ISLAMABAD – Des centaines de manifestants exigeant la démission du premier ministre pakistanais Nawaz Sharif ont fait irruption lundi dans la télévision d'État et interrompu la diffusion de la chaîne, avant d'être refoulés par l'armée, dernier épisode d'une crise politique qui s'aggrave au Pakistan.
«Des manifestants sont entrés dans les bureaux de PTV (Pakistan TV) ils débranchent les fils, nous sommes en état de siège, ils sont en train de pirater notre diffusion», avait déclaré un présentateur sur PTV. Quelques instants plus tard, la chaîne n'émettait plus.
Les manifestants, munis de gourdins, ont aussi détruit des installations de la chaîne et décroché des affiches du premier ministre Nawaz Sharif. Une demi-heure plus tard, l'armée, respectée par les manifestants contrairement à la police, et des paramilitaires évacuaient sans heurts les locaux de la télévision d'État qui a depuis repris sa programmation.
La capitale Islamabad vit depuis la mi-août au rythme des manifestations des opposants Imran Khan, ancienne vedette de cricket au look de séducteur rebelle, reconverti en homme politique nationaliste, et Tahir ul-Qadri, un chef religieux établi au Canada, qui exigent la démission du premier ministre Nawaz Sharif.
Les deux opposants accusent M. Sharif d'avoir bénéficié de fraudes massives lors des élections législatives de mai 2013 ayant porté au pouvoir sa Ligue Musulmane (PML-N) à la tête d'un gouvernement majoritaire dans un scrutin jugé crédible malgré des irrégularités par les observateurs internationaux.
Les manifestations étaient restées pacifiques jusqu'à samedi soir lorsque les deux opposants ont appelé leurs partisans à se rendre devant la résidence du premier ministre Sharif, sur l'avenue de la Constitution, près de l'enclave diplomatique où sont établies les principales ambassades.

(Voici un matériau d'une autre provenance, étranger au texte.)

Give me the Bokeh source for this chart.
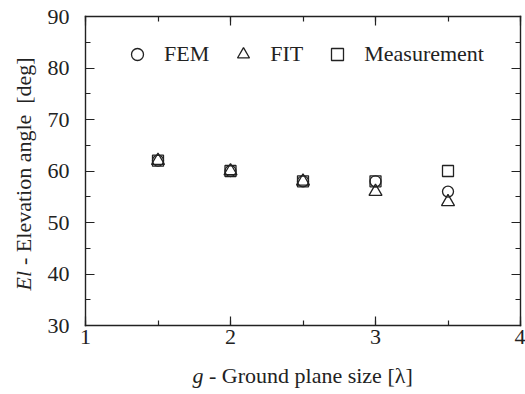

Devant l'afflux de milliers de manifestants, la police pakistanaise avait eu recours pour la première fois depuis le début de la crise au gaz lacrymogène et à des balles en caoutchouc.
Ces affrontements entre policiers et manifestants, qui se poursuivaient lundi dans le centre-ville d'Islamabad, ont fait au moins trois morts et près de 500 blessés, dont une centaine de femmes et des enfants, d'après les services de santé.
Provoquer la chute de Sharif ?
Dans un pays à l'histoire jalonnée de coups d'État, plusieurs analystes soupçonnent les opposants Khan et Qadri d'être téléguidés par les militaires afin d'affaiblir M. Sharif, voire de provoquer un chaos qui entraînerait une intervention musclée de l'armée.
Le premier ministre Sharif s'est d'ailleurs entretenu lundi avec le chef de l'armée, le général Raheel Sharif, avec lequel il ne partage aucun lien de parenté direct, des discussions à l'origine de vives spéculations.
«Le chef de l'armée a demandé à Nawaz Sharif de démissionner. L'armée souhaite la formation d'un gouvernement d'unité nationale incluant des membres de la PML-N», a déclaré Fawad Chaudhry un analyste proarmée, alors que des ténors du gouvernement et le porte-parole de l'armée démentaient catégoriquement ces rumeurs.
«Imran Khan nous a dit qu'il ne pouvait avancer sans l'armée, que le scénario était déjà écrit et que des élections allaient être annoncées en septembre…», a toutefois affirmé Javed Hashmi, un cadre Parti de la Justice (PTI) d'Imran Khan en rupture avec la formation.
Selon des analystes, l'armée reproche à Nawaz Sharif d'avoir trop attendu avant de déclencher, en juin, une opération militaire contre les fiefs talibans dans le Waziristan du Nord, sa tentative de rapprochement avec l'Inde rivale et le procès pour «haute trahison» intenté au général Pervez Musharraf, une première dans l'histoire du Pakistan.
Sur le terrain, les manifestants ne tarissent pas d'éloge envers l'armée qui protège les édifices clé du centre-ville, mais n'est pas impliquée dans les affrontements contrairement à la police.
«Nous attendons l'aide de l'armée. Nous y croyons. Si Dieu le veut l'armée nous sauvera, elle intercédera en notre faveur», a déclaré Ammara, une fidèle du religieux Tahir ul-Qadri qui campe depuis deux semaines dans la capitale.
Des policiers découragés, eux, accusent les militaires de connivences avec les manifestants. «C'est vraiment triste pour le pays car l'armée est du côté des manifestants qui, eux, obéissent à l'armée», a déclaré un officier requérant l'anonymat alors que certains de ses collègues frustrés se retiraient du centre-ville. «La police ne sert à rien, c'est clair», a-t-il pesté.